(Source code of charts)

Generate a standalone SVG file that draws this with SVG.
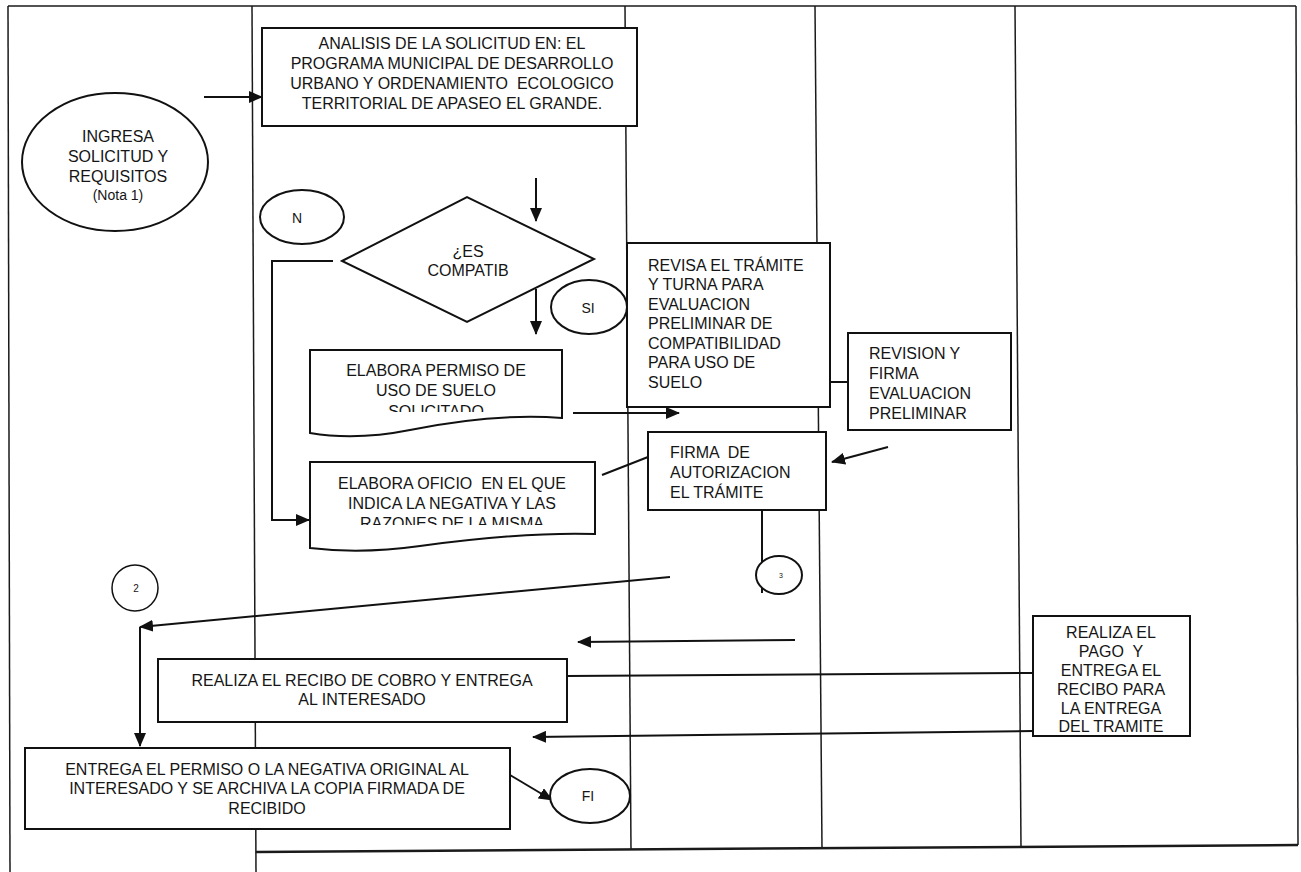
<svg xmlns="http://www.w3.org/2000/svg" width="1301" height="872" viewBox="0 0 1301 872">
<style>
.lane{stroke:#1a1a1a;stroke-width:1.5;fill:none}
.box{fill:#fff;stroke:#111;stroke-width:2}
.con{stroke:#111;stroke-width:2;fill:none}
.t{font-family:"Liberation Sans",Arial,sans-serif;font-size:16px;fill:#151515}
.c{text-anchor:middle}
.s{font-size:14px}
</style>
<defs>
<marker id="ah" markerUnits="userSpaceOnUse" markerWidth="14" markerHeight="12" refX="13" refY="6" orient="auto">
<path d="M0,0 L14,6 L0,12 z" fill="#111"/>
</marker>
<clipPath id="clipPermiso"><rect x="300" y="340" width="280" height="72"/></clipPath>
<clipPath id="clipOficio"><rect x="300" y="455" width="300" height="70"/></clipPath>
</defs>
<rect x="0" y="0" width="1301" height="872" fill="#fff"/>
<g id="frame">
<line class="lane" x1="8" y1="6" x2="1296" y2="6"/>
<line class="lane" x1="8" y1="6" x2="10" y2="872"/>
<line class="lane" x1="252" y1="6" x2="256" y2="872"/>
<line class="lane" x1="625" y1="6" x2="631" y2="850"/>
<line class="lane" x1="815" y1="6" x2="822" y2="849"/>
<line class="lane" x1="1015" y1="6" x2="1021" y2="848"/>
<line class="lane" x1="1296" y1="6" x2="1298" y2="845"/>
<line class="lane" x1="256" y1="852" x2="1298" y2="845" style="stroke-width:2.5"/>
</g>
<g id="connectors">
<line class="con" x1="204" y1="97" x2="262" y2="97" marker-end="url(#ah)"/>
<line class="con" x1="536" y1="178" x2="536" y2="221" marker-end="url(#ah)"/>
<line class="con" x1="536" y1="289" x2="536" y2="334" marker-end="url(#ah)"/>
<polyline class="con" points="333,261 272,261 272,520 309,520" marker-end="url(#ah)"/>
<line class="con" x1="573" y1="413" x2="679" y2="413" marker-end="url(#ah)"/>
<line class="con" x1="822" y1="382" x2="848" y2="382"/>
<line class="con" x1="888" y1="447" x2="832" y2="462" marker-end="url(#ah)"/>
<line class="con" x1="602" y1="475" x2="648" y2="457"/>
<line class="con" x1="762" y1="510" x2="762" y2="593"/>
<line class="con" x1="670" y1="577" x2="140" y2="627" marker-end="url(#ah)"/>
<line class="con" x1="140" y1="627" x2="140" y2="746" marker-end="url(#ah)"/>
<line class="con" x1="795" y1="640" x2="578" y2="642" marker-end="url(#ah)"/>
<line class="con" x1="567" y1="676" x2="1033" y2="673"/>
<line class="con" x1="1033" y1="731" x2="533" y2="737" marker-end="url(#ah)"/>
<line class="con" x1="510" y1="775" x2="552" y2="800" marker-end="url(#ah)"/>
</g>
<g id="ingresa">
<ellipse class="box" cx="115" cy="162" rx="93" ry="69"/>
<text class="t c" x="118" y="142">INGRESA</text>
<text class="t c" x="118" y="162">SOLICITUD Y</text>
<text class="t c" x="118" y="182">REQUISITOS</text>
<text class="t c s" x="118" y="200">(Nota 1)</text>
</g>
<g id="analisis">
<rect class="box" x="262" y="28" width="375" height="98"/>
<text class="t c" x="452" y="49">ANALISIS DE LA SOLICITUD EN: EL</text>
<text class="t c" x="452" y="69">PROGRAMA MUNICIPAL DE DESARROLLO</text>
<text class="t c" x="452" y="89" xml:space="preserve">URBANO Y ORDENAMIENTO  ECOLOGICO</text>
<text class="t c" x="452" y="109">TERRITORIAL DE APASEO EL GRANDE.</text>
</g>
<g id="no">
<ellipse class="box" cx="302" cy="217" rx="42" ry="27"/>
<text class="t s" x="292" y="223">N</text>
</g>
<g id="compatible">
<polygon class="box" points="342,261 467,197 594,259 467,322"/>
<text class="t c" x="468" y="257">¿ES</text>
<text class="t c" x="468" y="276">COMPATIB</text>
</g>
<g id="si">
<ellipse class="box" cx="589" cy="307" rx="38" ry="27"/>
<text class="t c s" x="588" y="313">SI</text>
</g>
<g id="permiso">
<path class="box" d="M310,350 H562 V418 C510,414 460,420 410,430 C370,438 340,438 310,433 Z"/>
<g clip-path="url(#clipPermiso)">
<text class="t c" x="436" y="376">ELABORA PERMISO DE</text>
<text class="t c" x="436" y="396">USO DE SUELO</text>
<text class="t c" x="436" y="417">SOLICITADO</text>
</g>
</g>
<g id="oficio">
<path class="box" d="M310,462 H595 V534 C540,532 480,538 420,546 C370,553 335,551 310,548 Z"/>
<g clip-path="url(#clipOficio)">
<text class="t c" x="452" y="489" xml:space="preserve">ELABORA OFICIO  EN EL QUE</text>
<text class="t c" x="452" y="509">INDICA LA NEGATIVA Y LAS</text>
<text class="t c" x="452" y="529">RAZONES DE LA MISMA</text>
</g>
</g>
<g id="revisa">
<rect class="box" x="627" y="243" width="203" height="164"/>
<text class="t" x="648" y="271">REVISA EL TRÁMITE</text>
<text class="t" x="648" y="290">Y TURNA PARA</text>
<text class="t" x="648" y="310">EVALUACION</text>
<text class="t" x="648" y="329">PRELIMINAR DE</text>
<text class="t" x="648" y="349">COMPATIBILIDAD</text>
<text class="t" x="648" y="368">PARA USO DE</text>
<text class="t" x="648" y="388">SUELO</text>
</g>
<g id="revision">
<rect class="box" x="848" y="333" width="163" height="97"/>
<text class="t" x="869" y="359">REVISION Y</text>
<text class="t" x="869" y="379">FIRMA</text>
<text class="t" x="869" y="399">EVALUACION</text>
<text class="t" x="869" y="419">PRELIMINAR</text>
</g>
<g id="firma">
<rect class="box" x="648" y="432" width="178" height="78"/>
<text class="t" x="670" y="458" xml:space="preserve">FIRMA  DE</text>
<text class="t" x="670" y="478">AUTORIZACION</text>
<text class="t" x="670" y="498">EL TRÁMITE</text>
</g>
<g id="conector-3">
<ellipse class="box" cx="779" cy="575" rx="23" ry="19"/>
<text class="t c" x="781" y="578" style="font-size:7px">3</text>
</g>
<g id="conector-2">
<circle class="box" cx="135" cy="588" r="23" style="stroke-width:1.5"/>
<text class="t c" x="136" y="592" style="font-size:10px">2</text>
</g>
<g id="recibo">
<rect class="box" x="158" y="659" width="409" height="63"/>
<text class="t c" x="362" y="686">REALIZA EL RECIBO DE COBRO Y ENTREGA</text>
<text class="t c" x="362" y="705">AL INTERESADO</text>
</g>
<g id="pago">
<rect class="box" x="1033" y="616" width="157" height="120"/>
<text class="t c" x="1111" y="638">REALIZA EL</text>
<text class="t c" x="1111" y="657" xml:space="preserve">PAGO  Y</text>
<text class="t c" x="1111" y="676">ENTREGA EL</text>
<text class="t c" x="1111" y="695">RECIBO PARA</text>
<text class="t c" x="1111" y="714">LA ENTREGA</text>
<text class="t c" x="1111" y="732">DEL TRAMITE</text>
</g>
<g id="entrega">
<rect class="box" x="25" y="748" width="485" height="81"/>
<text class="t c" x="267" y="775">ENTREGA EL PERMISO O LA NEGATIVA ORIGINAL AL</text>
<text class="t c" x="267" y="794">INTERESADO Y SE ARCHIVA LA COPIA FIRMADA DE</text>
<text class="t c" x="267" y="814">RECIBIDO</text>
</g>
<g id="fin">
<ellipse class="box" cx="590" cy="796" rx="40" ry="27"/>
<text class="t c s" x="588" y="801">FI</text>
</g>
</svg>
--
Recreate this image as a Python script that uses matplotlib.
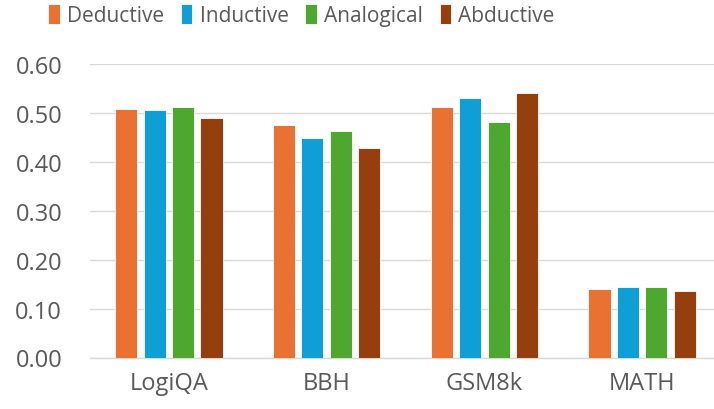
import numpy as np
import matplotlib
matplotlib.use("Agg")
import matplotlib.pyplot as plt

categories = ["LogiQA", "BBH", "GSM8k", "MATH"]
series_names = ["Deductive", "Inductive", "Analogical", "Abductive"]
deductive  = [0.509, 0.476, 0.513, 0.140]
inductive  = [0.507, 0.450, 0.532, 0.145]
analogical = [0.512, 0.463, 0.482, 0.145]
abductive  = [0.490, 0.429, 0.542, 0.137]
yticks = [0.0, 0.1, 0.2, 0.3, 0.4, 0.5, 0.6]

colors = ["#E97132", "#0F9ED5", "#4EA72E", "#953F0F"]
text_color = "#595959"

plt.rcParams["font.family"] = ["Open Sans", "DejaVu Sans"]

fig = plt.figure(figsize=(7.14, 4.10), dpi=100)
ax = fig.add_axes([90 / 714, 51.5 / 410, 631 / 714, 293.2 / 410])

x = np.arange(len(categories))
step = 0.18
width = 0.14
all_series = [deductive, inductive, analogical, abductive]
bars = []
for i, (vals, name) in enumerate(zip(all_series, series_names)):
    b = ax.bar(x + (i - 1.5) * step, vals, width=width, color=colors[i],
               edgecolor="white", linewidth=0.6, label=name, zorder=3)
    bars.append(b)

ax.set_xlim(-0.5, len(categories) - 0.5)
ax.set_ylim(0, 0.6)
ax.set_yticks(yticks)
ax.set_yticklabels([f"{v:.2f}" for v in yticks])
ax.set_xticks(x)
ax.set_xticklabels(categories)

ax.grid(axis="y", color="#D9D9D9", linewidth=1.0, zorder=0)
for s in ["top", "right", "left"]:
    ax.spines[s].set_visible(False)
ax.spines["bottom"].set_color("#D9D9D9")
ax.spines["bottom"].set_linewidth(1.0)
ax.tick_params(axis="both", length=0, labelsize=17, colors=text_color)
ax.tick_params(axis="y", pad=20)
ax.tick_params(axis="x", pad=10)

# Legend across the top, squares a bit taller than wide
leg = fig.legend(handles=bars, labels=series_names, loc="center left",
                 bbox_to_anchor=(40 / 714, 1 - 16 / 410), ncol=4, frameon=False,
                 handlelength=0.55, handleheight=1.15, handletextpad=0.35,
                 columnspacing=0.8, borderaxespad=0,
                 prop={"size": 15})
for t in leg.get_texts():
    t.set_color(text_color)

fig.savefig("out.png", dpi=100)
---
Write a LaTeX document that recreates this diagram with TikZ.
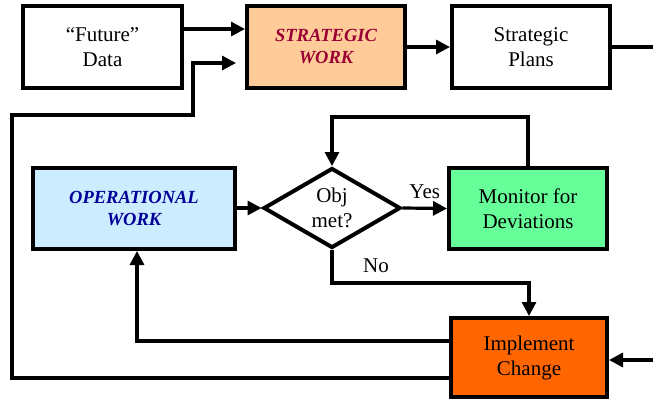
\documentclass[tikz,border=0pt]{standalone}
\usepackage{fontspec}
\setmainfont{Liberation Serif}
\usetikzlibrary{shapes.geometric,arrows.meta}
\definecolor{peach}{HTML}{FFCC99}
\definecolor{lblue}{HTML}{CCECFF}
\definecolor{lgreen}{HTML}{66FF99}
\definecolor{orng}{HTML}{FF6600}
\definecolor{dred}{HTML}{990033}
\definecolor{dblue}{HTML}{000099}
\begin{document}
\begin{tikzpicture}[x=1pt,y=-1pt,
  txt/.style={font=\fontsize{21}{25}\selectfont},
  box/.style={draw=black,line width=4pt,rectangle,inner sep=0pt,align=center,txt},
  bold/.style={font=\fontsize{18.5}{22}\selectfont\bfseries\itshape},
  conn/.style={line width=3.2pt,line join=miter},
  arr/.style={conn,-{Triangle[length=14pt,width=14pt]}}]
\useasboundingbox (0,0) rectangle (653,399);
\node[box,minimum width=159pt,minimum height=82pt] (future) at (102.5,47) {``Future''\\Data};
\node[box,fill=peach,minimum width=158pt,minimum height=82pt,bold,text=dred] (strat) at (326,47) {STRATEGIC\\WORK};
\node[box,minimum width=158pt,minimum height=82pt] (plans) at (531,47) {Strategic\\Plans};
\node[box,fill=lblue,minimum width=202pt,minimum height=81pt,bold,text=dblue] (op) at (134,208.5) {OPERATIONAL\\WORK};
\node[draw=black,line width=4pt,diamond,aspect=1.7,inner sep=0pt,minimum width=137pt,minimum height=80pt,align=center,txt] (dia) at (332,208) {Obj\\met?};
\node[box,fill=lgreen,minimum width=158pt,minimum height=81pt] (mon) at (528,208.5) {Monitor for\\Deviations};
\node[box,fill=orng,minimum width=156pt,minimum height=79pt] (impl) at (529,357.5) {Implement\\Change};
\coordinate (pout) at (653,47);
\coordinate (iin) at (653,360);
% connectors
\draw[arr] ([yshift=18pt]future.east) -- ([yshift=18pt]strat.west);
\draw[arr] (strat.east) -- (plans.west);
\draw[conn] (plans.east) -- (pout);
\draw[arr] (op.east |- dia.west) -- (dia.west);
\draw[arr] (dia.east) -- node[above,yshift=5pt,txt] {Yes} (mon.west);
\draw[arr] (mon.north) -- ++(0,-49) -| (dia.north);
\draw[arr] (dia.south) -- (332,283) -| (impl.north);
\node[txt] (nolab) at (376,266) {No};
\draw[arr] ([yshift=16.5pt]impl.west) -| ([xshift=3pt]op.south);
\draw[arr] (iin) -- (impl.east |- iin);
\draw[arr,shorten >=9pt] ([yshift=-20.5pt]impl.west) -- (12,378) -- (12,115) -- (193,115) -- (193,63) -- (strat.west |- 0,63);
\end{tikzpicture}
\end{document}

• INSTRUCTION: Pick out the part that begins with the line containing "Recreate this image" and finishes with the line containing "ax = fig.add_axes([90", both included. Restate it exactly, without images.

• CORRECT ANSWER:
Recreate this image as a Python script that uses matplotlib.
import numpy as np
import matplotlib
matplotlib.use("Agg")
import matplotlib.pyplot as plt

categories = ["LogiQA", "BBH", "GSM8k", "MATH"]
series_names = ["Deductive", "Inductive", "Analogical", "Abductive"]
deductive  = [0.509, 0.476, 0.513, 0.140]
inductive  = [0.507, 0.450, 0.532, 0.145]
analogical = [0.512, 0.463, 0.482, 0.145]
abductive  = [0.490, 0.429, 0.542, 0.137]
yticks = [0.0, 0.1, 0.2, 0.3, 0.4, 0.5, 0.6]

colors = ["#E97132", "#0F9ED5", "#4EA72E", "#953F0F"]
text_color = "#595959"

plt.rcParams["font.family"] = ["Open Sans", "DejaVu Sans"]

fig = plt.figure(figsize=(7.14, 4.10), dpi=100)
ax = fig.add_axes([90 / 714, 51.5 / 410, 631 / 714, 293.2 / 410])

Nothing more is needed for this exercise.